If a team is not capable of playing an uphill game, or is one which is strongly affected by success and repulse; or, if the opposing eleven is one which is similarly influenced, the tactics should be those most likely to produce the exultation of success on the one hand, and the feeling of discouragement on the other. The plays should be those which can be executed quickly, and which have a certainty of gain with little risk of loss; which combine the efforts of every man in the eleven sufficiently to make him feel that he has an important part in them; which bring the energies of the opposing eleven, particularly the rushers, to the severest test, taxing especially the wind and courage.

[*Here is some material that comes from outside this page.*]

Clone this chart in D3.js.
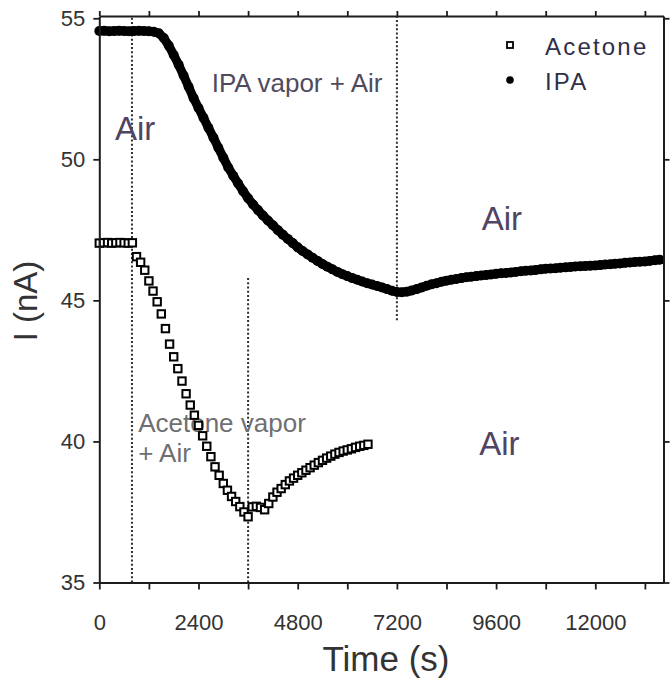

It must always be remembered, as a point in tactics, that the side in possession of the ball has a great advantage, especially if the other side is weak in defensive play, and that it requires a greater outlay in strength and wind to check plays than it does to make them. It is likewise true that the courage of a team may be measured by its promptness and determination in defense. If a team repeatedly and continuously comes up to the scrimmage, after being outwitted and outplayed, it has the true courage, the courage which would probably enable them to win if possessed of an equal degree of skill in team-play.

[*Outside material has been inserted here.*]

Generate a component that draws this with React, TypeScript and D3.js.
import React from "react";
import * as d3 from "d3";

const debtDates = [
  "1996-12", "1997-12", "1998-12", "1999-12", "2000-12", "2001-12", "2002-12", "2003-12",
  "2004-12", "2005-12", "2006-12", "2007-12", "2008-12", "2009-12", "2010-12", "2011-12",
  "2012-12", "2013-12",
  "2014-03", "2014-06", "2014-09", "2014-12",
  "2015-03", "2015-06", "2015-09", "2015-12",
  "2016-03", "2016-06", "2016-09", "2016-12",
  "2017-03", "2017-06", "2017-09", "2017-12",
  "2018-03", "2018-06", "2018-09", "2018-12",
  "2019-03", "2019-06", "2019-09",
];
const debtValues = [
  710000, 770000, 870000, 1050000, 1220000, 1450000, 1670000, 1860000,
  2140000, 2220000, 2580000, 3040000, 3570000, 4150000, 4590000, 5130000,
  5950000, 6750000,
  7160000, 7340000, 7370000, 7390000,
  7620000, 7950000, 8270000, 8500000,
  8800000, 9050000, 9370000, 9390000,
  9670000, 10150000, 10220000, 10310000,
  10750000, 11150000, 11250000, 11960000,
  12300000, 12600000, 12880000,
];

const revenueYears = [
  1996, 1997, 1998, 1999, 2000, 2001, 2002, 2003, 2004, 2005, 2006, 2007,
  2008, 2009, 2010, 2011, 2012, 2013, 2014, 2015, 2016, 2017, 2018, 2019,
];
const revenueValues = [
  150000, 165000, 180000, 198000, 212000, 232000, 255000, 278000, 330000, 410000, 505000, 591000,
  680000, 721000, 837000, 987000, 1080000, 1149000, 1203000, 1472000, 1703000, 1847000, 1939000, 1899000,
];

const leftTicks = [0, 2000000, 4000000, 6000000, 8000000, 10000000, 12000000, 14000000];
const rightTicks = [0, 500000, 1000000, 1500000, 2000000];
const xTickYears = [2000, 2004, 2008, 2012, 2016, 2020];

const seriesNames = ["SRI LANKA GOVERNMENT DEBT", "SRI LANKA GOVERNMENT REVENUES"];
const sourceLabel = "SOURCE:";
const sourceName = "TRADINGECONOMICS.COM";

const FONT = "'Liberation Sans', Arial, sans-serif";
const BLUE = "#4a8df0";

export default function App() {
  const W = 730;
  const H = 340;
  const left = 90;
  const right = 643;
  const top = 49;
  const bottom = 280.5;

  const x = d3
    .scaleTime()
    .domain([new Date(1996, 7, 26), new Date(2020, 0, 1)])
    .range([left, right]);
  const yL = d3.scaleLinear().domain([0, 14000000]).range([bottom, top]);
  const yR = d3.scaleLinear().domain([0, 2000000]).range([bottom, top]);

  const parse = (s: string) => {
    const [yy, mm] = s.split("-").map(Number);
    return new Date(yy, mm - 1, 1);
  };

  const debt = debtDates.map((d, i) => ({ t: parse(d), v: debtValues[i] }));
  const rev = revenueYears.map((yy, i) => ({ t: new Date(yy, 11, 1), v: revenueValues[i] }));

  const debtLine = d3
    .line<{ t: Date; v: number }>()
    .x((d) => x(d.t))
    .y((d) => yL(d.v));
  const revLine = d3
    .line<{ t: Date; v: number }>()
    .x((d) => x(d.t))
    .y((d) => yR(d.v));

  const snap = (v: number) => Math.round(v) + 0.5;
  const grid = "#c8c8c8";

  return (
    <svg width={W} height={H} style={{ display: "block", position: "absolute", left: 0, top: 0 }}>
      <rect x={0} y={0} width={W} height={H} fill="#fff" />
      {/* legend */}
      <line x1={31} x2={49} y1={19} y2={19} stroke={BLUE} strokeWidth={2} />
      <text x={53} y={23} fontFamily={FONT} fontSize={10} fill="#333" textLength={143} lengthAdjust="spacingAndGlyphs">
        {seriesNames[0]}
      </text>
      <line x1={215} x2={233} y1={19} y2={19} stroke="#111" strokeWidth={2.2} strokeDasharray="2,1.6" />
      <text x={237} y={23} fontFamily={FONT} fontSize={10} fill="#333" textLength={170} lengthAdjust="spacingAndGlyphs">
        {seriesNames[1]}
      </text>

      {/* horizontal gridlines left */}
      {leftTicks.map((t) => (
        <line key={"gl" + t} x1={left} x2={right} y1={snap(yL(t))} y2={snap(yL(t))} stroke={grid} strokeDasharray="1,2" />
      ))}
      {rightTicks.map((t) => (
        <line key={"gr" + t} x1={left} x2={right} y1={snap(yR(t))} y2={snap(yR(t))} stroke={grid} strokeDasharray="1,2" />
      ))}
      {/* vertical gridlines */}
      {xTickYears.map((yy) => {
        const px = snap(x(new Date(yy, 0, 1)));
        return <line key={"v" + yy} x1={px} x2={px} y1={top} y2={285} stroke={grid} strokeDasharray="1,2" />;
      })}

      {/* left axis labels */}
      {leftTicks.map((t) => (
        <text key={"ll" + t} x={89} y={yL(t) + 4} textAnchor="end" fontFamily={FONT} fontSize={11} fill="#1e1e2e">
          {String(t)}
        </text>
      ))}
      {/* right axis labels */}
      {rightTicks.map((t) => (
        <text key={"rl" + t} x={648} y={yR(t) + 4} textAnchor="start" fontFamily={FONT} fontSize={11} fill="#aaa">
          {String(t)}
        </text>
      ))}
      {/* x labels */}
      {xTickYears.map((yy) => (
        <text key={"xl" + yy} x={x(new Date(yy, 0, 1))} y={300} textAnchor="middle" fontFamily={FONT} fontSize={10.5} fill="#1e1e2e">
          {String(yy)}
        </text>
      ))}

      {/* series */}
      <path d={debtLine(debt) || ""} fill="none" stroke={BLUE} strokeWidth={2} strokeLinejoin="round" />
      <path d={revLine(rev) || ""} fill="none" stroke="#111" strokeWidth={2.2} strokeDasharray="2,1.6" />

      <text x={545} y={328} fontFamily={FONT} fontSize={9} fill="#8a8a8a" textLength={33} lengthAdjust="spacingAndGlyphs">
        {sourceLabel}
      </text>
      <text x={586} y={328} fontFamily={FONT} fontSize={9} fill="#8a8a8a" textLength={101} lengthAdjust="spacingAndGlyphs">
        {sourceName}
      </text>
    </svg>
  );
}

What style of game shall a team play? That depends on many contingencies. Setting aside for the time the incidents of the day, such as wind, rain, and sunlight; the soft, slippery, and rough places in the grounds; the up and down grades; not even taking into account the strength and weakness of the opponents, and the contingencies which arise, let us consider solely the composition of the team, and see if we can deduce any style of play which applies to teams made up of certain types of men.

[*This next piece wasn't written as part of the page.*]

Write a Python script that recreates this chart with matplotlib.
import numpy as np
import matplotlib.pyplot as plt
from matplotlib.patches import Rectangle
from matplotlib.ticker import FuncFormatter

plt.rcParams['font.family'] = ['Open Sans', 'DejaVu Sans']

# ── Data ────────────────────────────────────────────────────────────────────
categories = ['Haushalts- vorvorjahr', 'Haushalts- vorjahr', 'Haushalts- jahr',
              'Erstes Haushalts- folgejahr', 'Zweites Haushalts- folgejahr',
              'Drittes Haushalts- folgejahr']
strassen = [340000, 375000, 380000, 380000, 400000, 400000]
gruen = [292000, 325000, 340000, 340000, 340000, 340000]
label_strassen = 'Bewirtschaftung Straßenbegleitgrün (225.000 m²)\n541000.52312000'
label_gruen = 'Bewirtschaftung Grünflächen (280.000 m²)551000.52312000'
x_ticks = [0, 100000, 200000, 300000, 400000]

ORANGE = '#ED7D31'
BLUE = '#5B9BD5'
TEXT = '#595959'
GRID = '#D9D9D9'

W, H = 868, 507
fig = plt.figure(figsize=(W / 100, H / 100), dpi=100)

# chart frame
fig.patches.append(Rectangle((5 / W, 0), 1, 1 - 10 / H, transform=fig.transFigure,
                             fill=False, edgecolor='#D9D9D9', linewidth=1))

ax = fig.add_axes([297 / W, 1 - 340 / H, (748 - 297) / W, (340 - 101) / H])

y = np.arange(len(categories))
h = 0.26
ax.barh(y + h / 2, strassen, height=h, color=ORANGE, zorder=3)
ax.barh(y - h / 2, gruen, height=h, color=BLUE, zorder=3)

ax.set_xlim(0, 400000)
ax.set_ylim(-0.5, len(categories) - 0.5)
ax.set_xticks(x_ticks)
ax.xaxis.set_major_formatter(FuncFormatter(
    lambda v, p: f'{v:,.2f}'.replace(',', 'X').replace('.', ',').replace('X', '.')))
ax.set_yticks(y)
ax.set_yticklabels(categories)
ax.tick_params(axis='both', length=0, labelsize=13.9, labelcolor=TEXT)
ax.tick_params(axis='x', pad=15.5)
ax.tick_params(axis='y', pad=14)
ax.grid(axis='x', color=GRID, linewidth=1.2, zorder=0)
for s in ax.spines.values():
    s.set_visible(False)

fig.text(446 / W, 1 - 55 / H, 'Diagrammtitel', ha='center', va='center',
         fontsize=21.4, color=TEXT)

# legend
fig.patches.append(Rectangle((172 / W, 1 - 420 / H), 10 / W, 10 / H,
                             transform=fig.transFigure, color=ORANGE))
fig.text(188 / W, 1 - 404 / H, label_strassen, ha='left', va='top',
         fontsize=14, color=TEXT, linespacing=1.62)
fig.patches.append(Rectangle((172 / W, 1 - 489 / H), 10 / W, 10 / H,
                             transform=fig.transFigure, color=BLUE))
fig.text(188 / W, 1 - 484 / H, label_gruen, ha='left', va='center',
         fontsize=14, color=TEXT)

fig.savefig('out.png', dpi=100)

Without defining the make-up of the team, except on general terms, we see that when the rush line is strong and heavy, the chances are that they will be able to handle their opponents and make good openings for the dashes through the line. Plunges through the central part of the line will probably be the most effective, if the center guards and tackles are large and strong men. If the backs are slow and heavy also, a center game will probably be the only kind they can play with success. And the result is that this will be the style of game adopted; not perhaps because the captain has analyzed the reasons for the ability of the backs to make advance in that place, and their inability to circle the ends, for example; but just because that is the part of the line in which they can make their gains every time. Perhaps it will occur to him that those same backs can be so quickened in starting and running, and then so well guarded, that they will be able now and then to try an end play, or a tackle and end play successfully, and by so doing, strengthen that very center play. The chance for making a successful end play is increased where a center game is being played, because the ends will be likely to draw in somewhat to help the center.